_EXERCISE PROMPT_
Any pictures in the records below must be left out when you repeat the lines from the line containing "Generate a Python" through the line containing "ax.spines[side].set_linewidth(1.2)" exactly.

_PROVIDED INFORMATION_
----------

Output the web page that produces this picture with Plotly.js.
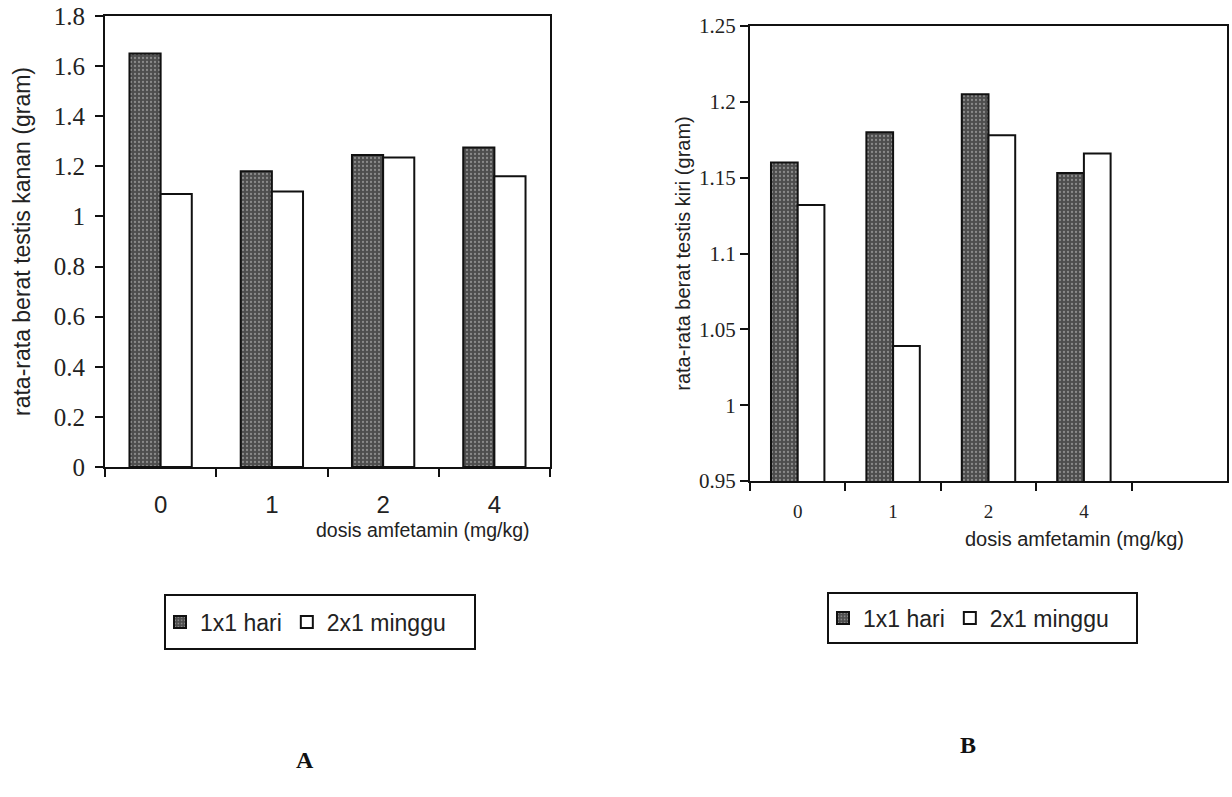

----------

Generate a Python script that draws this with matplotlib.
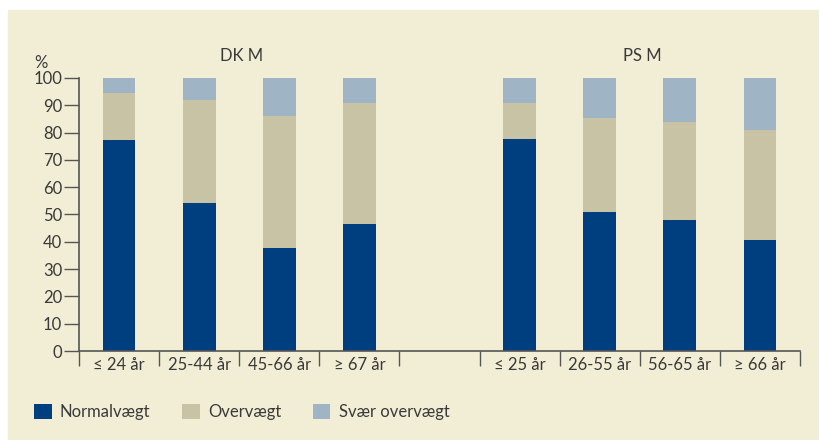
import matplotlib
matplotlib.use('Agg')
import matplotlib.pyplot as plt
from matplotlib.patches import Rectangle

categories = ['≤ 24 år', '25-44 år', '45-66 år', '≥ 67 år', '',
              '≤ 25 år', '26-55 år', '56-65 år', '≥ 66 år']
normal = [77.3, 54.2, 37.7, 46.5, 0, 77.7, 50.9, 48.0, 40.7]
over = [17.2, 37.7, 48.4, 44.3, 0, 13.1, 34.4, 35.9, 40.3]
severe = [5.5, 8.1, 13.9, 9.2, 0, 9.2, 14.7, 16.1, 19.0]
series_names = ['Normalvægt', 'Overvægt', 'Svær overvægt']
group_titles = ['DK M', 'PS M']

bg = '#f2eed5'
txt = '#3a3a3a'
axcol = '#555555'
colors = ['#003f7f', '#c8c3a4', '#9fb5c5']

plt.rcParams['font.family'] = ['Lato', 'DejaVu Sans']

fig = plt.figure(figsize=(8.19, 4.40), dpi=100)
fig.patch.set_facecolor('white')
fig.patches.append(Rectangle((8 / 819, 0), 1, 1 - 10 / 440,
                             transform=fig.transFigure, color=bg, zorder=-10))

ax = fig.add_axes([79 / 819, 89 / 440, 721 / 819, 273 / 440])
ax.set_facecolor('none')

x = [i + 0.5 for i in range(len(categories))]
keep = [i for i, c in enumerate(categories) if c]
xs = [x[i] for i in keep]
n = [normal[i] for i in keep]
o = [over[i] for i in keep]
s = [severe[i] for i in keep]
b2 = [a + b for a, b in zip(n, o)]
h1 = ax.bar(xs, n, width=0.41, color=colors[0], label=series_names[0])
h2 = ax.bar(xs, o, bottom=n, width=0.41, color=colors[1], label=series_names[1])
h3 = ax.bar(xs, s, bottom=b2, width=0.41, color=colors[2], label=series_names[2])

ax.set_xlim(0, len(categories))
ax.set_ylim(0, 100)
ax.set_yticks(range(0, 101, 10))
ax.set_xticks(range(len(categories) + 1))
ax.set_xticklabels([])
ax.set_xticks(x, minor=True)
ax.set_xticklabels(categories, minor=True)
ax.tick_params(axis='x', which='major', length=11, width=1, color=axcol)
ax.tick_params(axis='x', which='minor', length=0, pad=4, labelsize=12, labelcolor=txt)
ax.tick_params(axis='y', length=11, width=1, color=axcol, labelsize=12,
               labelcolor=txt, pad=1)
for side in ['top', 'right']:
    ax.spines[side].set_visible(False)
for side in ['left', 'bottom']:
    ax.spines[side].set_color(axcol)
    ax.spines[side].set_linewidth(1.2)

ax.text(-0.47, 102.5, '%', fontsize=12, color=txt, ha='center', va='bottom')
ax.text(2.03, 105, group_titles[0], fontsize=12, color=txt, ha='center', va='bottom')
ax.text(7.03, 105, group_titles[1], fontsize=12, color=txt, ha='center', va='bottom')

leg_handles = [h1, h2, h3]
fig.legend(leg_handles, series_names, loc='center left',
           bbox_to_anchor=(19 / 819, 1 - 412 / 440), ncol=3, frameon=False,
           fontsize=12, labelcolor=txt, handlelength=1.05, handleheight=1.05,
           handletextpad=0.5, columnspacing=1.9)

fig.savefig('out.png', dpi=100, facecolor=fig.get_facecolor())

----------

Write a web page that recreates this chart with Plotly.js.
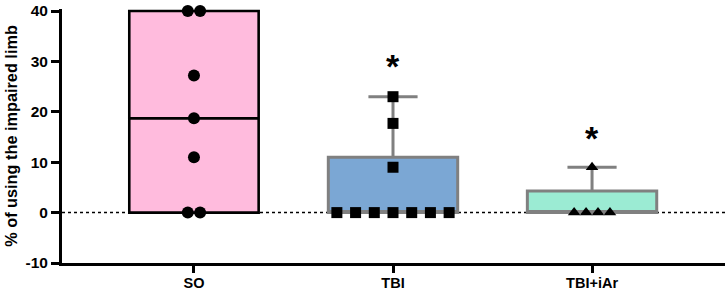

----------

_WRITTEN ANSWER_
Generate a Python script that draws this with matplotlib.
import matplotlib
matplotlib.use('Agg')
import matplotlib.pyplot as plt
from matplotlib.patches import Rectangle

categories = ['≤ 24 år', '25-44 år', '45-66 år', '≥ 67 år', '',
              '≤ 25 år', '26-55 år', '56-65 år', '≥ 66 år']
normal = [77.3, 54.2, 37.7, 46.5, 0, 77.7, 50.9, 48.0, 40.7]
over = [17.2, 37.7, 48.4, 44.3, 0, 13.1, 34.4, 35.9, 40.3]
severe = [5.5, 8.1, 13.9, 9.2, 0, 9.2, 14.7, 16.1, 19.0]
series_names = ['Normalvægt', 'Overvægt', 'Svær overvægt']
group_titles = ['DK M', 'PS M']

bg = '#f2eed5'
txt = '#3a3a3a'
axcol = '#555555'
colors = ['#003f7f', '#c8c3a4', '#9fb5c5']

plt.rcParams['font.family'] = ['Lato', 'DejaVu Sans']

fig = plt.figure(figsize=(8.19, 4.40), dpi=100)
fig.patch.set_facecolor('white')
fig.patches.append(Rectangle((8 / 819, 0), 1, 1 - 10 / 440,
                             transform=fig.transFigure, color=bg, zorder=-10))

ax = fig.add_axes([79 / 819, 89 / 440, 721 / 819, 273 / 440])
ax.set_facecolor('none')

x = [i + 0.5 for i in range(len(categories))]
keep = [i for i, c in enumerate(categories) if c]
xs = [x[i] for i in keep]
n = [normal[i] for i in keep]
o = [over[i] for i in keep]
s = [severe[i] for i in keep]
b2 = [a + b for a, b in zip(n, o)]
h1 = ax.bar(xs, n, width=0.41, color=colors[0], label=series_names[0])
h2 = ax.bar(xs, o, bottom=n, width=0.41, color=colors[1], label=series_names[1])
h3 = ax.bar(xs, s, bottom=b2, width=0.41, color=colors[2], label=series_names[2])

ax.set_xlim(0, len(categories))
ax.set_ylim(0, 100)
ax.set_yticks(range(0, 101, 10))
ax.set_xticks(range(len(categories) + 1))
ax.set_xticklabels([])
ax.set_xticks(x, minor=True)
ax.set_xticklabels(categories, minor=True)
ax.tick_params(axis='x', which='major', length=11, width=1, color=axcol)
ax.tick_params(axis='x', which='minor', length=0, pad=4, labelsize=12, labelcolor=txt)
ax.tick_params(axis='y', length=11, width=1, color=axcol, labelsize=12,
               labelcolor=txt, pad=1)
for side in ['top', 'right']:
    ax.spines[side].set_visible(False)
for side in ['left', 'bottom']:
    ax.spines[side].set_color(axcol)
    ax.spines[side].set_linewidth(1.2)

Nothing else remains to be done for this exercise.